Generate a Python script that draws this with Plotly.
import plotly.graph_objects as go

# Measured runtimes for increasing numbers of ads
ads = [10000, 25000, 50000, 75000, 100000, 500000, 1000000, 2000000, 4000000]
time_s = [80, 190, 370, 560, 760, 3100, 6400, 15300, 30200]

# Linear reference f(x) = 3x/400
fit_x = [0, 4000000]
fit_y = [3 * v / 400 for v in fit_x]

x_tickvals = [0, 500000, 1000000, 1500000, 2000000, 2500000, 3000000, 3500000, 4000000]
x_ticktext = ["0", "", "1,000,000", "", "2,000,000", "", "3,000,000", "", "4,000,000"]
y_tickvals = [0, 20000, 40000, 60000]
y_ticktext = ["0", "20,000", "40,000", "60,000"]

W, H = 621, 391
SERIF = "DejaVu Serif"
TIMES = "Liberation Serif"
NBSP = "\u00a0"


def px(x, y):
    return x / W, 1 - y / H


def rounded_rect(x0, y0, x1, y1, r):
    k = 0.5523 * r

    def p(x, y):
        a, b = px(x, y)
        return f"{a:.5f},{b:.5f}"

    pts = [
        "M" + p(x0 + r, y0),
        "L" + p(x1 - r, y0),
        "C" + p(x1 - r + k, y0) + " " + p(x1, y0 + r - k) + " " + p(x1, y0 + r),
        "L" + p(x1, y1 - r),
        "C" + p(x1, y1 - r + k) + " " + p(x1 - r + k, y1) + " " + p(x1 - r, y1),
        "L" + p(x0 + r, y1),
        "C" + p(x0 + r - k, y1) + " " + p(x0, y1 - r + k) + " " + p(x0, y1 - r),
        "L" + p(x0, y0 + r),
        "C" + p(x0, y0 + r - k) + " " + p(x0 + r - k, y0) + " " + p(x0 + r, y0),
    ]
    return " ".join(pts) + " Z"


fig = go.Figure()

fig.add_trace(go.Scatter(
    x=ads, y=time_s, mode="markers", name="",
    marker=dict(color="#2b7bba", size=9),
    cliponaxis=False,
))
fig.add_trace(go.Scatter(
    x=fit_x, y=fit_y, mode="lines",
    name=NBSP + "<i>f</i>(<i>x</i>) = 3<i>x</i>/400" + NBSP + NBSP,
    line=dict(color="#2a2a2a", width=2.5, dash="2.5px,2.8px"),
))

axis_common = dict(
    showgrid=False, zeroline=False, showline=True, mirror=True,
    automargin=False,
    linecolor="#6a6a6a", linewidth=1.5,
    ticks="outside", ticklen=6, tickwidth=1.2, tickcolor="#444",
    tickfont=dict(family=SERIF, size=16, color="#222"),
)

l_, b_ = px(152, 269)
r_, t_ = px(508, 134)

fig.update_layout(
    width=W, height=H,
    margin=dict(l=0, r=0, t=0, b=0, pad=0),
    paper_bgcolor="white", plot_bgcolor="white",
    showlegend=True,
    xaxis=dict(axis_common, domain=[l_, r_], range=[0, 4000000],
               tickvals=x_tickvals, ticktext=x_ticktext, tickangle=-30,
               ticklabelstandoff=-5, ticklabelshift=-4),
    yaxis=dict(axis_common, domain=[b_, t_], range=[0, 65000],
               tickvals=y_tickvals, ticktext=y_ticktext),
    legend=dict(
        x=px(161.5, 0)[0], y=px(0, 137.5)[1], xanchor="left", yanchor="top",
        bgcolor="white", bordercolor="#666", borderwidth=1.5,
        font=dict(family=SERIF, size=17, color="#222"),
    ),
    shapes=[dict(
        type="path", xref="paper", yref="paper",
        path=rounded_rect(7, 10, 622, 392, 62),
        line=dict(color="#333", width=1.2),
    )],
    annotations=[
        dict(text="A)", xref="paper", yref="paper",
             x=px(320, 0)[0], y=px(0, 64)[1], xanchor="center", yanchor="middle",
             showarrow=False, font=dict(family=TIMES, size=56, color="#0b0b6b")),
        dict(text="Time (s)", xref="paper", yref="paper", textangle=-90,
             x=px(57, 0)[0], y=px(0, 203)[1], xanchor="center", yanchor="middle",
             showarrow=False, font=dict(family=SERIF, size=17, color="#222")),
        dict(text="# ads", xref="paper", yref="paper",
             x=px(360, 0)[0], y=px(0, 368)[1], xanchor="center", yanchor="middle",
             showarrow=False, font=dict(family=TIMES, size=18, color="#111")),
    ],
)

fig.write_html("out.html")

Short task: Extract the full listing above without altering anything.

Result of this task:
Generate a Python script that draws this with Plotly.
import plotly.graph_objects as go

# Measured runtimes for increasing numbers of ads
ads = [10000, 25000, 50000, 75000, 100000, 500000, 1000000, 2000000, 4000000]
time_s = [80, 190, 370, 560, 760, 3100, 6400, 15300, 30200]

# Linear reference f(x) = 3x/400
fit_x = [0, 4000000]
fit_y = [3 * v / 400 for v in fit_x]

x_tickvals = [0, 500000, 1000000, 1500000, 2000000, 2500000, 3000000, 3500000, 4000000]
x_ticktext = ["0", "", "1,000,000", "", "2,000,000", "", "3,000,000", "", "4,000,000"]
y_tickvals = [0, 20000, 40000, 60000]
y_ticktext = ["0", "20,000", "40,000", "60,000"]

W, H = 621, 391
SERIF = "DejaVu Serif"
TIMES = "Liberation Serif"
NBSP = "\u00a0"


def px(x, y):
    return x / W, 1 - y / H


def rounded_rect(x0, y0, x1, y1, r):
    k = 0.5523 * r

    def p(x, y):
        a, b = px(x, y)
        return f"{a:.5f},{b:.5f}"

    pts = [
        "M" + p(x0 + r, y0),
        "L" + p(x1 - r, y0),
        "C" + p(x1 - r + k, y0) + " " + p(x1, y0 + r - k) + " " + p(x1, y0 + r),
        "L" + p(x1, y1 - r),
        "C" + p(x1, y1 - r + k) + " " + p(x1 - r + k, y1) + " " + p(x1 - r, y1),
        "L" + p(x0 + r, y1),
        "C" + p(x0 + r - k, y1) + " " + p(x0, y1 - r + k) + " " + p(x0, y1 - r),
        "L" + p(x0, y0 + r),
        "C" + p(x0, y0 + r - k) + " " + p(x0 + r - k, y0) + " " + p(x0 + r, y0),
    ]
    return " ".join(pts) + " Z"


fig = go.Figure()

fig.add_trace(go.Scatter(
    x=ads, y=time_s, mode="markers", name="",
    marker=dict(color="#2b7bba", size=9),
    cliponaxis=False,
))
fig.add_trace(go.Scatter(
    x=fit_x, y=fit_y, mode="lines",
    name=NBSP + "<i>f</i>(<i>x</i>) = 3<i>x</i>/400" + NBSP + NBSP,
    line=dict(color="#2a2a2a", width=2.5, dash="2.5px,2.8px"),
))

axis_common = dict(
    showgrid=False, zeroline=False, showline=True, mirror=True,
    automargin=False,
    linecolor="#6a6a6a", linewidth=1.5,
    ticks="outside", ticklen=6, tickwidth=1.2, tickcolor="#444",
    tickfont=dict(family=SERIF, size=16, color="#222"),
)

l_, b_ = px(152, 269)
r_, t_ = px(508, 134)

fig.update_layout(
    width=W, height=H,
    margin=dict(l=0, r=0, t=0, b=0, pad=0),
    paper_bgcolor="white", plot_bgcolor="white",
    showlegend=True,
    xaxis=dict(axis_common, domain=[l_, r_], range=[0, 4000000],
               tickvals=x_tickvals, ticktext=x_ticktext, tickangle=-30,
               ticklabelstandoff=-5, ticklabelshift=-4),
    yaxis=dict(axis_common, domain=[b_, t_], range=[0, 65000],
               tickvals=y_tickvals, ticktext=y_ticktext),
    legend=dict(
        x=px(161.5, 0)[0], y=px(0, 137.5)[1], xanchor="left", yanchor="top",
        bgcolor="white", bordercolor="#666", borderwidth=1.5,
        font=dict(family=SERIF, size=17, color="#222"),
    ),
    shapes=[dict(
        type="path", xref="paper", yref="paper",
        path=rounded_rect(7, 10, 622, 392, 62),
        line=dict(color="#333", width=1.2),
    )],
    annotations=[
        dict(text="A)", xref="paper", yref="paper",
             x=px(320, 0)[0], y=px(0, 64)[1], xanchor="center", yanchor="middle",
             showarrow=False, font=dict(family=TIMES, size=56, color="#0b0b6b")),
        dict(text="Time (s)", xref="paper", yref="paper", textangle=-90,
             x=px(57, 0)[0], y=px(0, 203)[1], xanchor="center", yanchor="middle",
             showarrow=False, font=dict(family=SERIF, size=17, color="#222")),
        dict(text="# ads", xref="paper", yref="paper",
             x=px(360, 0)[0], y=px(0, 368)[1], xanchor="center", yanchor="middle",
             showarrow=False, font=dict(family=TIMES, size=18, color="#111")),
    ],
)

fig.write_html("out.html")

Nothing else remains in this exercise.